Los únicos versos que conservamos del Vinci pueden interpretarse como una recriminación a su propio natural:
Chi non pue quel che vuoly quel che pub voglia
comienza el soneto copiado por Lomazzo.
Leonardo, como nadie ignora, es el más típico representante de aquel universalismo del primer Renacimiento, que fue como una profética ampliación súbita de los horizontes humanos. Matemático y arquitecto, ingeniero y filósofo, citarista y jinete, hombre de trato ameno y delicadas aficiones, apareció a sus contemporáneos como una encarnación demoníaca, como algo más que humano. Leonardo pone toda la pasión que su pecho ahorraba en el trato con los hombres, en la investigación de la naturaleza.

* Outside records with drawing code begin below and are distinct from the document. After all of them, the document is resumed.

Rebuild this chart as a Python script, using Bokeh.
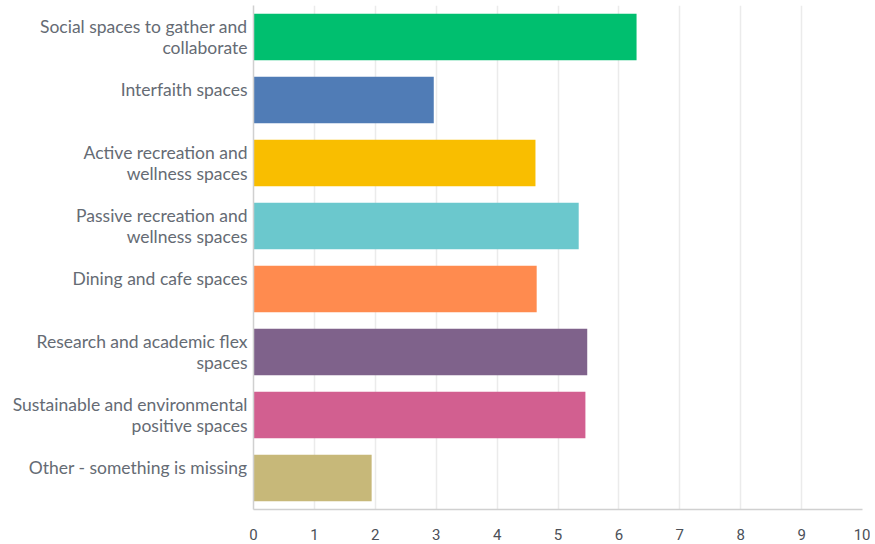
from bokeh.plotting import figure
from bokeh.models import ColumnDataSource, FactorRange, Range1d, FixedTicker
from bokeh.embed import file_html
from bokeh.resources import INLINE

categories = [
    "Social spaces to gather and\ncollaborate",
    "Interfaith spaces\n",
    "Active recreation and\nwellness spaces",
    "Passive recreation and\nwellness spaces",
    "Dining and cafe spaces\n",
    "Research and academic flex\nspaces",
    "Sustainable and environmental\npositive spaces",
    "Other - something is missing\n",
]
values = [6.29, 2.96, 4.63, 5.34, 4.65, 5.48, 5.45, 1.94]
colors = ["#00BF6F", "#507CB6", "#F9BE00", "#6BC8CD", "#FF8B4F", "#7F628B", "#D25F90", "#C7B879"]
x_ticks = [0, 1, 2, 3, 4, 5, 6, 7, 8, 9, 10]

source = ColumnDataSource(dict(cat=categories, val=values, color=colors))

p = figure(
    width=870, height=542,
    y_range=FactorRange(factors=categories[::-1], range_padding=0),
    x_range=Range1d(0, 10),
    output_backend="svg", toolbar_location=None,
    min_border_left=253, min_border_right=8, min_border_top=5, min_border_bottom=0,
)
p.hbar(y="cat", right="val", left=0, height=0.74, color="color", source=source, line_color=None)

p.outline_line_color = None
p.ygrid.grid_line_color = None
p.xgrid.grid_line_color = "#ebebeb"
p.xgrid.grid_line_width = 1.5
p.xaxis.ticker = FixedTicker(ticks=x_ticks)
p.xaxis.axis_line_color = "#d0d0d0"
p.xaxis.axis_line_width = 1.5
p.xaxis.major_tick_line_color = None
p.xaxis.minor_tick_line_color = None
p.xaxis.major_label_text_font = "Roboto"
p.xaxis.major_label_text_font_size = "15px"
p.xaxis.major_label_text_color = "#4b5058"
p.xaxis.major_label_standoff = 13
p.yaxis.axis_line_color = "#d0d0d0"
p.yaxis.axis_line_width = 1.5
p.yaxis.major_tick_line_color = None
p.yaxis.minor_tick_line_color = None
p.yaxis.major_label_text_font = "Lato"
p.yaxis.major_label_text_font_size = "17.5px"
p.yaxis.major_label_text_color = "#656b74"
p.yaxis.major_label_text_line_height = 1.0
p.yaxis.major_label_standoff = 0

open("out.html", "w").write(file_html(p, INLINE))
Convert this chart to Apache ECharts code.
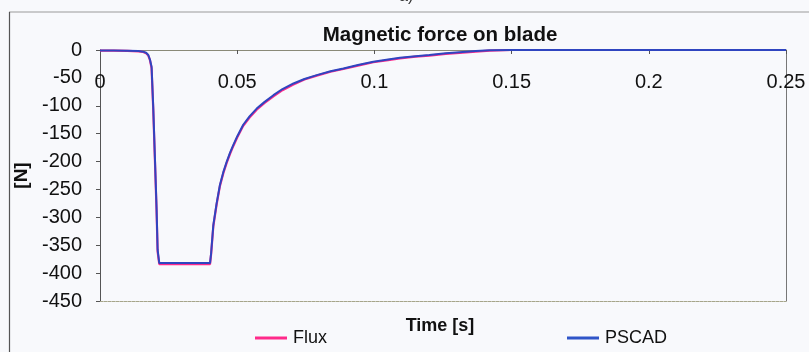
<!DOCTYPE html>
<html>
<head>
<meta charset="utf-8">
<script src="https://cdn.jsdelivr.net/npm/echarts@6/dist/echarts.min.js"></script>
<style>
  html, body { margin: 0; padding: 0; background: #f8f9fc; }
  #chart { width: 809px; height: 352px; }
</style>
</head>
<body>
<div id="chart"></div>
<script>
// Magnetic force on the blade over time, two simulation tools compared.
const timeS = [0, 0.005, 0.010, 0.0140, 0.0157, 0.0168, 0.0176, 0.0182, 0.0188, 0.0194, 0.0200, 0.0206, 0.0210, 0.0216,
  0.0401, 0.0405, 0.0413, 0.0425, 0.0437, 0.0450, 0.0462, 0.0474, 0.0486, 0.0500, 0.0522, 0.0545, 0.0571,
  0.0600, 0.0632, 0.0665, 0.0705, 0.0745, 0.0790, 0.0840, 0.0887, 0.0940, 0.0996, 0.1050, 0.1093,
  0.1150, 0.1200, 0.1260, 0.1310, 0.1370, 0.1420, 0.1500, 0.2000, 0.2500];

const psCad = [-1, -1, -1.5, -2, -3, -5, -9, -17, -30, -102, -191, -281, -358, -382,
  -382, -364, -314, -275, -242, -218, -200, -184, -170, -155, -134, -119, -105,
  -93, -81, -70, -60, -52, -45, -38, -33, -27, -21, -17, -14,
  -11, -9, -6, -4, -2, -0.5, 0, 0, 0];

const flux = [-1, -1, -1.5, -2.5, -3.5, -6, -10, -18, -33, -106, -196, -286, -362, -384,
  -384, -366, -316, -277, -244, -220, -202, -186, -172, -157, -136, -121, -107,
  -95, -83, -72, -62, -53, -46, -39, -34, -28, -22, -18, -15,
  -12, -10, -7, -5, -3, -1, 0, 0, 0];

const xTicks = { min: 0, max: 0.25, step: 0.05 };
const yTicks = { min: -450, max: 0, step: 50 };

const pair = (xs, ys) => xs.map((t, i) => [t, ys[i]]);

const chart = echarts.init(document.getElementById('chart'), null, { renderer: 'canvas' });
const font = 'Liberation Sans, Arial, sans-serif';

chart.setOption({
  backgroundColor: '#f8f9fc',
  animation: false,
  title: [
    { text: 'Magnetic force on blade', left: 435, top: 20, textAlign: 'center',
      textStyle: { fontFamily: font, fontSize: 20.5, fontWeight: 'bold', color: '#111' } },
    { text: 'Time [s]', left: 435, top: 312, textAlign: 'center',
      textStyle: { fontFamily: font, fontSize: 18, fontWeight: 'bold', color: '#111' } }
  ],
  graphic: [
    { type: 'text', left: 399, top: -11, style: { text: 'a)', font: '16px ' + font, fill: '#333' } },
    { type: 'line', shape: { x1: 9, y1: 12, x2: 809, y2: 12 }, style: { stroke: '#9a9a9a', lineWidth: 1 } },
    { type: 'line', shape: { x1: 9.5, y1: 12, x2: 9.5, y2: 352 }, style: { stroke: '#555', lineWidth: 1.2 } }
  ],
  legend: {
    bottom: 0, left: 250, itemGap: 240, itemWidth: 32, itemHeight: 3,
    icon: 'rect',
    textStyle: { fontFamily: font, fontSize: 18, color: '#111', padding: [0, 0, 0, 1] },
    data: ['Flux', 'PSCAD']
  },
  grid: { left: 100, right: 23, top: 50, bottom: 51, containLabel: false },
  xAxis: [
    {
      type: 'value', position: 'top', min: xTicks.min, max: xTicks.max, interval: xTicks.step,
      axisLine: { onZero: false, lineStyle: { color: '#8a8a78', width: 1 } },
      axisTick: { inside: true, length: 4, lineStyle: { color: '#555' } },
      axisLabel: { inside: true, margin: 22, fontFamily: font, fontSize: 20, color: '#111',
        formatter: v => String(+v.toFixed(2)) },
      splitLine: { show: false }
    },
    {
      type: 'value', position: 'bottom', min: xTicks.min, max: xTicks.max,
      axisLine: { onZero: false, lineStyle: { color: '#a6a58a', width: 1, type: [3, 1] } },
      axisTick: { show: false }, axisLabel: { show: false }, splitLine: { show: false }
    }
  ],
  yAxis: [
    {
      type: 'value', min: yTicks.min, max: yTicks.max, interval: yTicks.step,
      name: '[N]', nameLocation: 'middle', nameGap: 64, nameRotate: 90,
      nameTextStyle: { fontFamily: font, fontSize: 19, fontWeight: 'bold', color: '#111' },
      axisLine: { onZero: false, lineStyle: { color: '#555', width: 1 } },
      axisTick: { show: true, length: 4, lineStyle: { color: '#555' } },
      axisLabel: { margin: 18, fontFamily: font, fontSize: 20, color: '#111' },
      splitLine: { show: false }
    },
    {
      type: 'value', position: 'right', min: yTicks.min, max: yTicks.max,
      axisLine: { show: true, onZero: false, lineStyle: { color: '#777', width: 1 } },
      axisTick: { show: false }, axisLabel: { show: false }, splitLine: { show: false }
    }
  ],
  series: [
    {
      name: 'Flux', type: 'line', data: pair(timeS, flux), showSymbol: false,
      lineStyle: { color: '#ff2a8a', width: 2.2 }, itemStyle: { color: '#ff2a8a' }, z: 2
    },
    {
      name: 'PSCAD', type: 'line', data: pair(timeS, psCad), showSymbol: false,
      lineStyle: { color: '#2f45c0', width: 2 }, itemStyle: { color: '#2f55c8' }, z: 3
    }
  ]
});
</script>
</body>
</html>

¡Qué no ha anticipado este vidente en geología y en física, en mecánica, en astronomía, en el arte de la guerra, en la aerostación, en botánica, en fisiología! Tuvo pocos amigos; solía vivir retirado, en compañía de dos o tres discípulos, llevando cuidadosamente las cuentas de su economía. Frío para con sus congéneres, sentía un amor panteísta hacia todo lo animado; no comía carne alguna y se enojaba si veía a alguien maltratar a un ser vivo. Cuando pasaba por el mercado compraba los pájaros enjaulados y les daba libertad.
Todo lo intentó, todo lo quiso, lo que podía y lo que no podía. Y le quedaba un desencanto melancólico que luego inyectaba en los labios de sus figuras, como en la Gioconda. Y como la Gioconda, todos sus semblantes sonríen para no llorar, sonríen de hastío y descontento, sonríen para no acabar de morir. Porque una manera de muerte es para la Gioconda —el alma de Leonardo— vivir sólo como una parte del mundo y no poder abarcar el temblor inagotable de la vida universal.
La Prensa, Buenos Aires, 15 de octubre de 1911.